Texas: Democrat Lina Hidalgo re-elected as Harris County Judge

"What my opponents don't know is that a Hispanic woman is not going to be intimidated," Hidalgo said after learning the results.

Democrat Lina Hidalgo was re-elected as Harris County Judge, in Texas, with 50.9% support and a lead of almost 16,000 votes over Republican Alexandra del Moral Mealer (49.1%). According to The Texas Tribune, more than one million people participated in this election.

Lina Hidalgo is controversial. She has been defined as "a progressive political newcomer who won office in 2018 at just 27 years old. Stanford graduate, no political experience and limited professional experience." Prior to her election, the judge's office dealt with infrastructure, public safety and natural disasters in the county. However, the Democrat, reaffirming her ideology, has created nearly a dozen new departments to expand the role of county government, according to an article written by Charles Blain from City Journal.

Close campaign

The Republican acknowledged defeat in a statement on social media and sent a message of gratitude to her voters: "I am extremely grateful to our supporters":

While we did not achieve our goal of changing the leadership in Harris County, we were successful in raising the profile on critical issues such as the need for adequate resources for our law enforcement and criminal justice system, as well as the desire to eliminate corruption and increase transparency in local affairs. This campaign was always about good governance and I am hopeful that we have played a role in encouraging that progress.

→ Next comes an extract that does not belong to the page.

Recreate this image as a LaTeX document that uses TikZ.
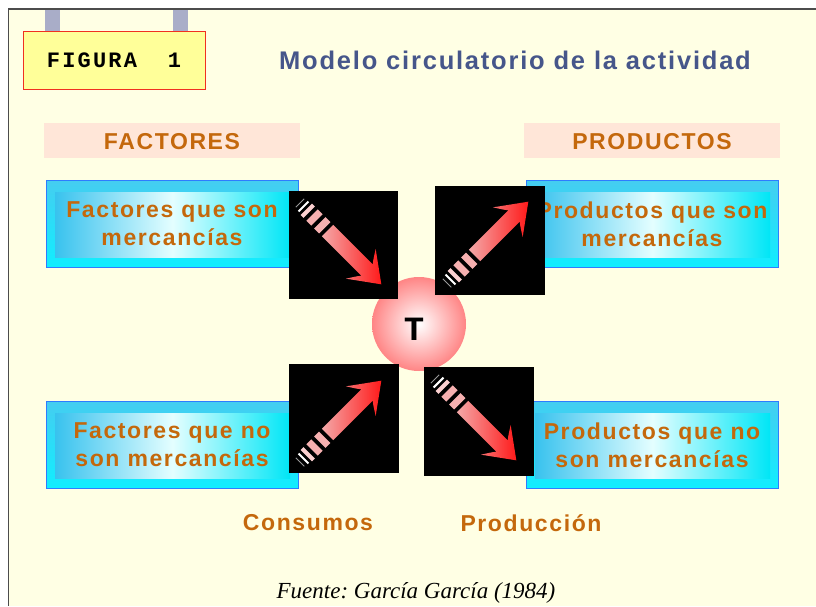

A couple of hours later, Hidalgo made a statement via her Twitter account, saying that Harris County citizens preferred "optimism over fear" and "people over politics." She thanked her voters and used her status as a Hispanic to gain an advantage over her opponents: "What my opponents don't know is that a hispanic woman is not going to be intimidated," Hidalgo said after a few short words and affirmed that her work is just getting started.

More than 2,000 unaccepted ballots

About 2,600 provisional ballots were not counted because they were cast after 7:00 pm. The election office is awaiting for the Supreme Court of Texas to make a decision before adding them to the final tally. However, the director of the Department of Elections affirmed that they would not change the results due to the wide difference in votes between the Democrats and the Republicans.

The importance of Harris County

Charles Blain
pointed out the importance of this vote several weeks ago, which was on many voters' minds throughout the state.

The gubernatorial race may get more press, but the battle for Harris County judge may be a better indicator of the Lone Star State's political trajectory.

Harris County is the third largest county in the nation. It is often considered to be a target of Republican state legislators. Being judge is like being the "de facto mayor of the largest county in Texas" and so far the race for this office "has been a tug-of-war between national and local issues."